The practical move is to make the quality bar easy to hold while keeping a cadence the algorithm rewards. That is exactly what an end-to-end tool is for: Kineclip generates daily faceless videos — script, AI voiceover, visuals, and word-synced captions — and auto-posts them to your channels, so you can focus on niche and angle instead of the grind. If that fits how you want to work, the AI video generator page is the place to set up your first series, and the gallery shows real output so you can judge the quality bar for yourself.

Frequently asked questions

Do faceless YouTube channels still work in 2026?

Yes, faceless channels still work and still grow in 2026 — but the bar is higher than it was a couple of years ago. The format is more crowded and the platform rewards retention and genuine value over raw volume, so low-effort, copy-paste channels struggle. Faceless channels that pick a real niche, deliver something worth watching, and post consistently continue to perform well.

Is it too late to start a faceless channel?

No. Saturation is real in the broadest, most generic niches, but it is not evenly distributed — plenty of specific sub-niches and angles remain under-served. New channels still break out regularly because the algorithm surfaces content by performance, not seniority. A new video with a strong hook and high retention can outperform an established channel's weaker upload on the same day.

Does YouTube punish AI-generated faceless content?

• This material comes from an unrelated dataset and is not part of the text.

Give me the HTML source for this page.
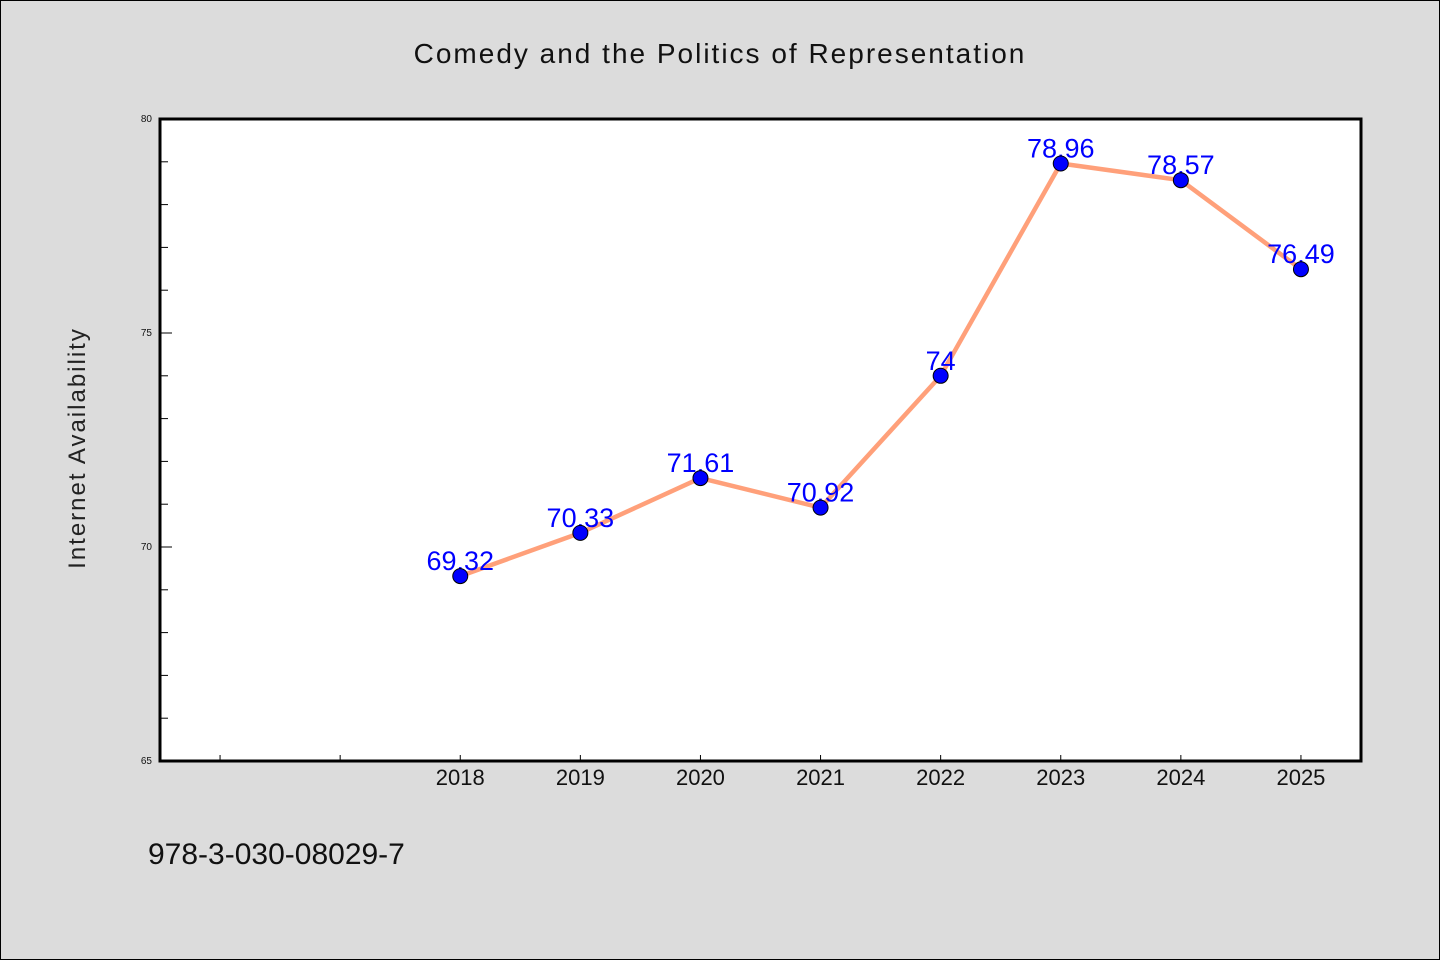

YouTube does not ban AI-generated content outright, and faceless and AI-assisted channels can be monetized. What YouTube targets is mass-produced, repetitive, low-value content with no meaningful original input — the kind of channel that uploads near-identical clips with no editorial effort. If your videos provide genuine value, original framing, and a reason to watch, the use of AI tools to make them is not the problem.

What makes a faceless channel succeed now versus a few years ago?

A few years ago, simply showing up consistently in a popular niche was often enough. In 2026, consistency is table stakes — what separates winners is quality and retention: sharper hooks, tighter pacing, accurate information, and a clear point of view. The volume that automation provides is still a real advantage, but only when each individual video clears a higher quality bar.

Can you actually make money with a faceless channel in 2026?

Yes, through the same paths as any channel: ad revenue once you meet the monetization requirements, plus sponsorships, affiliate links, and your own products. Faceless creators often diversify earlier because they are not the personal brand, which makes the channel easier to scale and sell. The realistic path is consistent posting in a monetizable niche over months, not overnight income.

How many videos should a faceless channel post to grow?

There is no magic number, but the algorithm rewards consistency, and faceless formats exist partly to make a daily or near-daily cadence sustainable. The honest trade-off is that frequency only helps if quality holds — posting daily low-effort clips is worse than posting a few strong ones a week. Automation lets you keep a high cadence without burning out, which is the main reason creators choose the faceless route.